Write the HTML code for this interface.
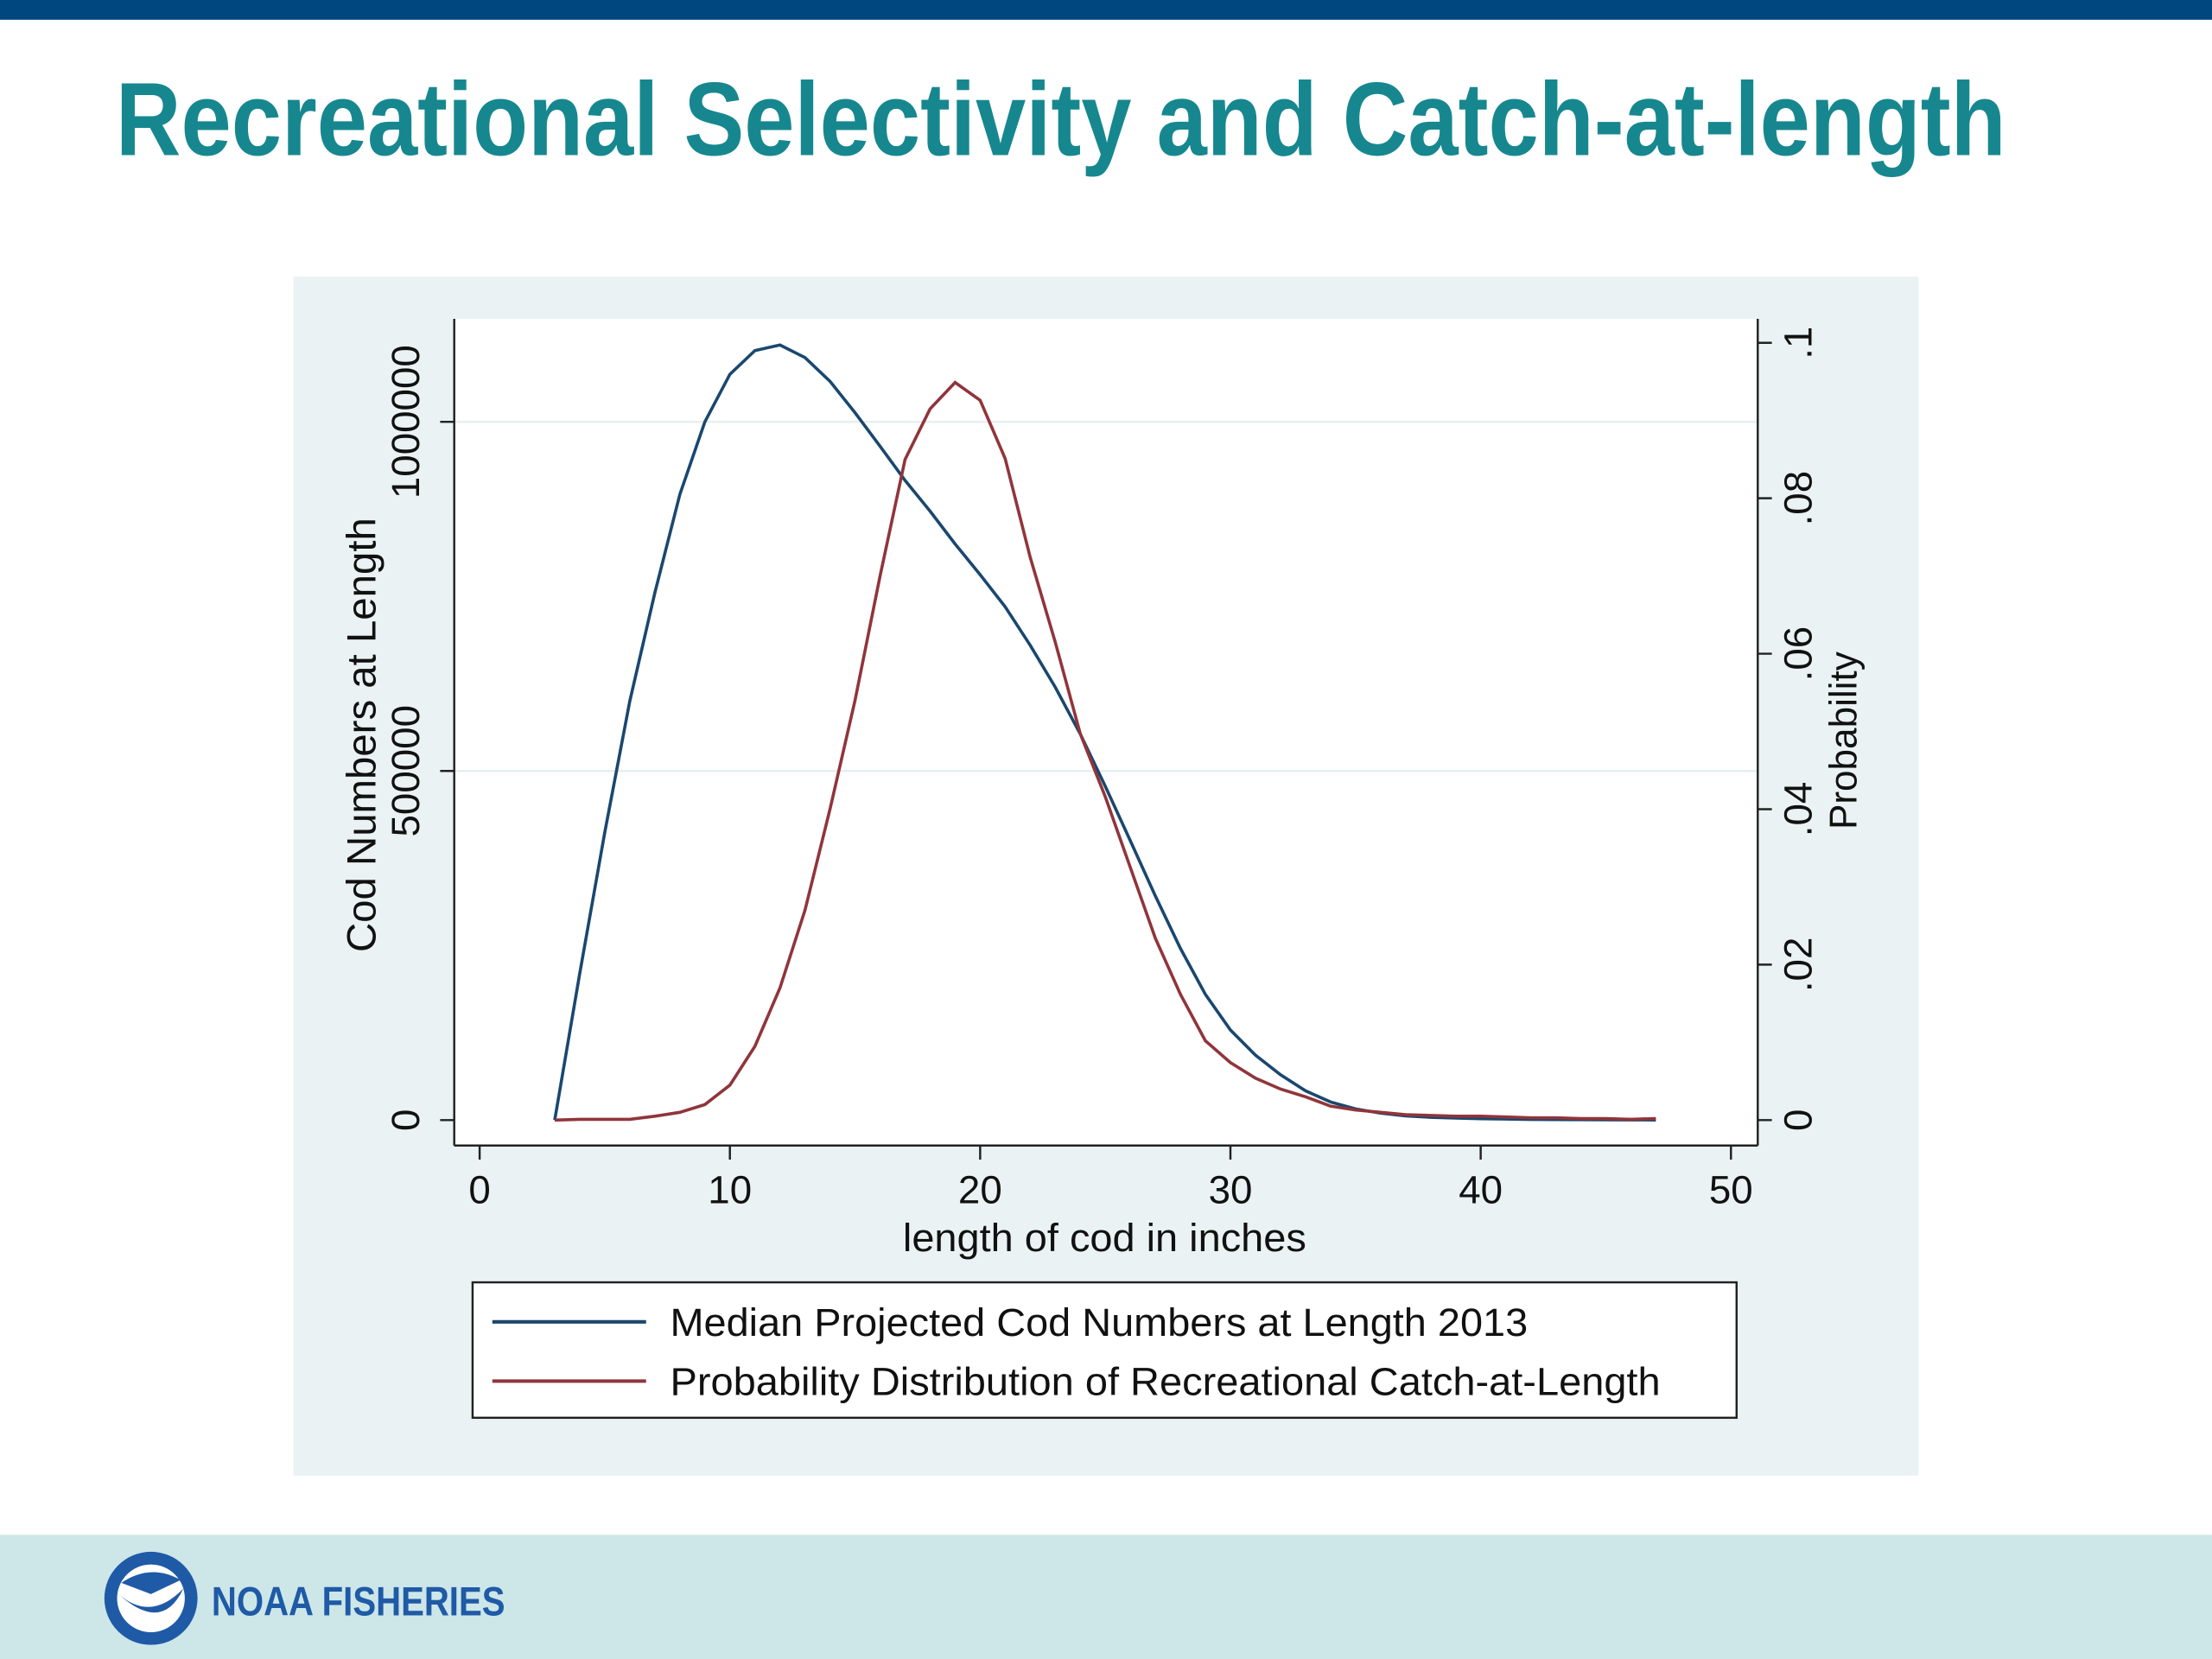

:::

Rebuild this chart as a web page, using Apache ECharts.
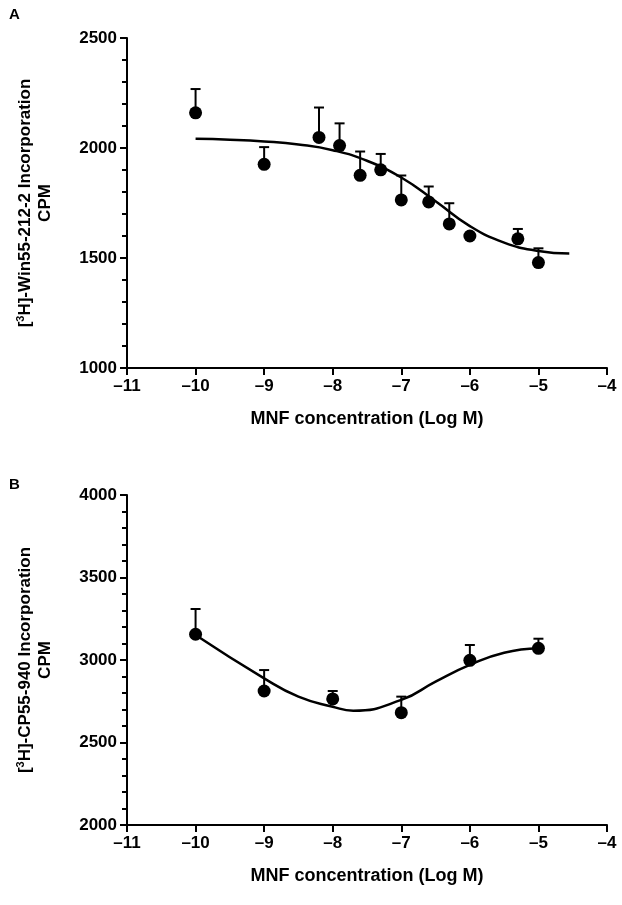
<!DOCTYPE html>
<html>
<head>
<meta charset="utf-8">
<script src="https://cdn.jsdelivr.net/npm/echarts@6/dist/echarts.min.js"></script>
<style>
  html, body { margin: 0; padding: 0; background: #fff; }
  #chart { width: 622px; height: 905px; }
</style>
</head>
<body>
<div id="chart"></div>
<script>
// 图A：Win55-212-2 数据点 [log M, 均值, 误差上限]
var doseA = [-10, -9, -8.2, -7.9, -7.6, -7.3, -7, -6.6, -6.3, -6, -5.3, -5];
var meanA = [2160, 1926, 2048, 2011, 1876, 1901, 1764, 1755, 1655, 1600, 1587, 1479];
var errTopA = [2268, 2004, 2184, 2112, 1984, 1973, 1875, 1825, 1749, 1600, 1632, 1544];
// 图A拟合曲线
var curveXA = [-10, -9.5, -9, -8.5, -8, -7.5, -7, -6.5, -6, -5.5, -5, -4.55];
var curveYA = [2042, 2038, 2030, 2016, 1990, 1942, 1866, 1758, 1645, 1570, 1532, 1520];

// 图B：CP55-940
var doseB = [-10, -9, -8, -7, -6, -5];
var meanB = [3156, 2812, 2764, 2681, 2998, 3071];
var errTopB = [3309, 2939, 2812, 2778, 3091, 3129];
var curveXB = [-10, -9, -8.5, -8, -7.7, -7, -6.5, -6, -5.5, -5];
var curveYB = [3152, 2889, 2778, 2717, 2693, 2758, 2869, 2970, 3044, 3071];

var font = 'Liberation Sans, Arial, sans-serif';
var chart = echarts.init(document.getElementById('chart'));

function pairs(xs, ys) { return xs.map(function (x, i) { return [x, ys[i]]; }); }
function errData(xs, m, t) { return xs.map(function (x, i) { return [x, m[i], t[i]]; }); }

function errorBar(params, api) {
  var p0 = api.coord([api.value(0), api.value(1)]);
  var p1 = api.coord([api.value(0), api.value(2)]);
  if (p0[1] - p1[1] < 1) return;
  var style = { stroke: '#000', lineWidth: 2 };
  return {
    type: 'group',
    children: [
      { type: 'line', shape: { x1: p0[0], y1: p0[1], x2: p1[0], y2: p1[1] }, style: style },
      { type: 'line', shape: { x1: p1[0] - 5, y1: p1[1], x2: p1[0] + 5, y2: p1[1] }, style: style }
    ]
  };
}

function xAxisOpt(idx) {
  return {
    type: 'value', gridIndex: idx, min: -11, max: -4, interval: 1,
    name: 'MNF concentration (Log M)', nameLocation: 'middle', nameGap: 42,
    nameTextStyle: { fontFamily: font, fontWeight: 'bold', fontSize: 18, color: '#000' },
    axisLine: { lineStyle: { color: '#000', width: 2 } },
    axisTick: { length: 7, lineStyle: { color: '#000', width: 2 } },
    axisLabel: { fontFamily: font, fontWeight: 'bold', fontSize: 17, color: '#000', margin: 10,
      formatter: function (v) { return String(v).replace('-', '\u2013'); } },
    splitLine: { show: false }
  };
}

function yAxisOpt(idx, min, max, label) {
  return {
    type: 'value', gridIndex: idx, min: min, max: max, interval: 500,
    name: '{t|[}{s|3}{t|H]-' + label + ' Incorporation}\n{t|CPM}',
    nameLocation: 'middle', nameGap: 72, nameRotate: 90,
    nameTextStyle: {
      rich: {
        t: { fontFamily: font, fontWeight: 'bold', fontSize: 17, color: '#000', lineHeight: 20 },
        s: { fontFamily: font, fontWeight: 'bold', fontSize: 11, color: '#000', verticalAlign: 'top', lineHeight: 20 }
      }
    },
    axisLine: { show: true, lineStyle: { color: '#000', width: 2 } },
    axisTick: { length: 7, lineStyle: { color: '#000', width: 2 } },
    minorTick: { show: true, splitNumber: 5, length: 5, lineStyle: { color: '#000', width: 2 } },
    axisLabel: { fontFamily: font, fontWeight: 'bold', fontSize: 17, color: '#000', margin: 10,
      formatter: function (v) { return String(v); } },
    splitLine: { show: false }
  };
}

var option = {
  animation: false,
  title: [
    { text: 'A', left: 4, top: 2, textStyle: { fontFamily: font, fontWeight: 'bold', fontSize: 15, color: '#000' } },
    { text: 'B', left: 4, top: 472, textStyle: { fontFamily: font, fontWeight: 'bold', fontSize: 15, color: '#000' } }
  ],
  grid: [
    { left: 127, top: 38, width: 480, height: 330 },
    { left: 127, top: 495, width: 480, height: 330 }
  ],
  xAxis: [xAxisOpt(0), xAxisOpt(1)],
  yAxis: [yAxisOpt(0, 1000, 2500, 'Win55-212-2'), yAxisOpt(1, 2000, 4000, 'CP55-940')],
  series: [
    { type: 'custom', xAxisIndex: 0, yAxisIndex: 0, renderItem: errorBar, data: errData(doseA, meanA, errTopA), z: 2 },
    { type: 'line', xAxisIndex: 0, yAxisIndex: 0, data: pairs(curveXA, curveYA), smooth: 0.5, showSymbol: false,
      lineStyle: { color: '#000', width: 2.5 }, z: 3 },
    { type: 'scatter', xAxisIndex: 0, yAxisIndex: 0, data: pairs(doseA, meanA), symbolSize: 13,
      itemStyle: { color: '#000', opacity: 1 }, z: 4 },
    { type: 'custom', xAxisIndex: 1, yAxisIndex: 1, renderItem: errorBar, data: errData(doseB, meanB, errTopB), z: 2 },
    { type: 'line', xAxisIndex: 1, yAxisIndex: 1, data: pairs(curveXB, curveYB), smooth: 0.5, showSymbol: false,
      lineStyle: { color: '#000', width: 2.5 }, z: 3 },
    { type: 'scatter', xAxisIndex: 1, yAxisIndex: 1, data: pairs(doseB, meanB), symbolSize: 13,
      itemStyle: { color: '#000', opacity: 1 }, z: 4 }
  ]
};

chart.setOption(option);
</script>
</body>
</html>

:::

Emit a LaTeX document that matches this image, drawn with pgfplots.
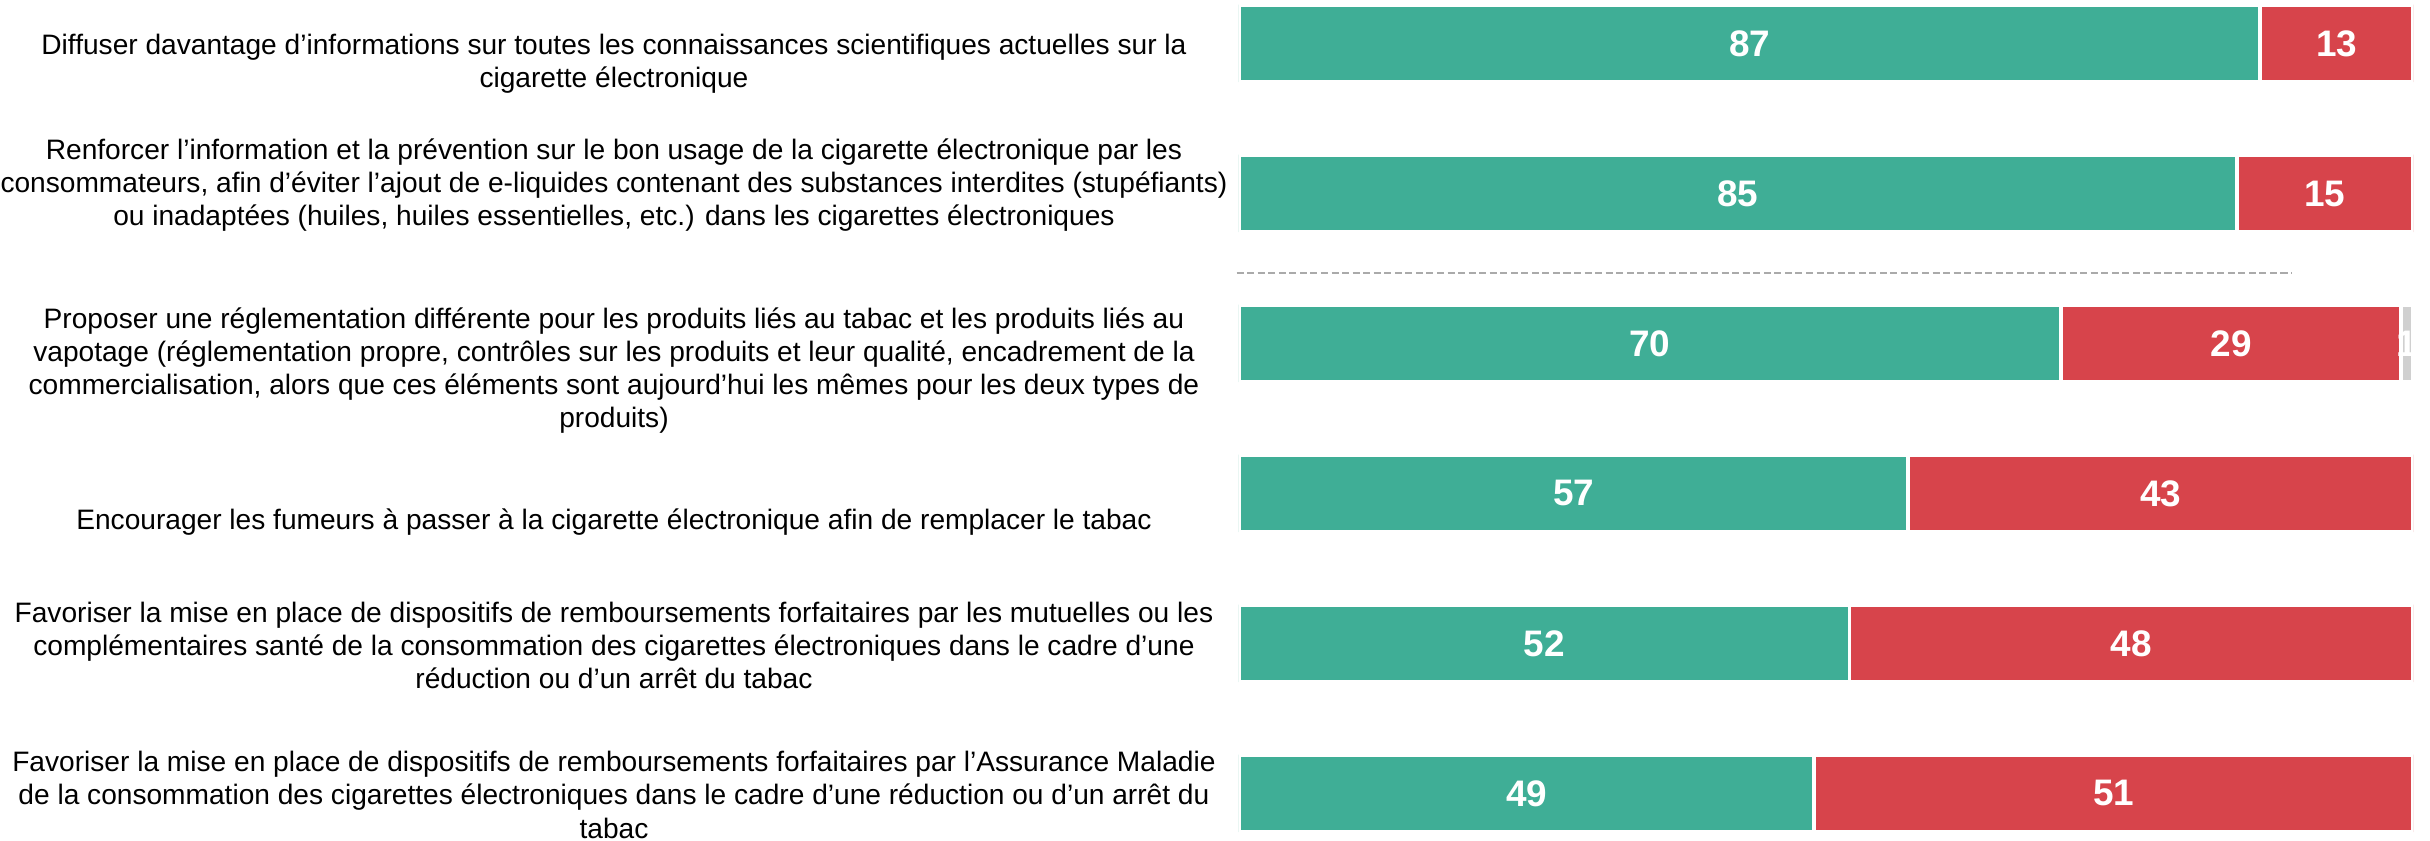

:::

**Direction**
From the entries above, copy every line where the word "document" shows up.

**Task solution**
var chart = echarts.init(document.getElementById('chart'));
Emit a LaTeX document that matches this image, drawn with pgfplots.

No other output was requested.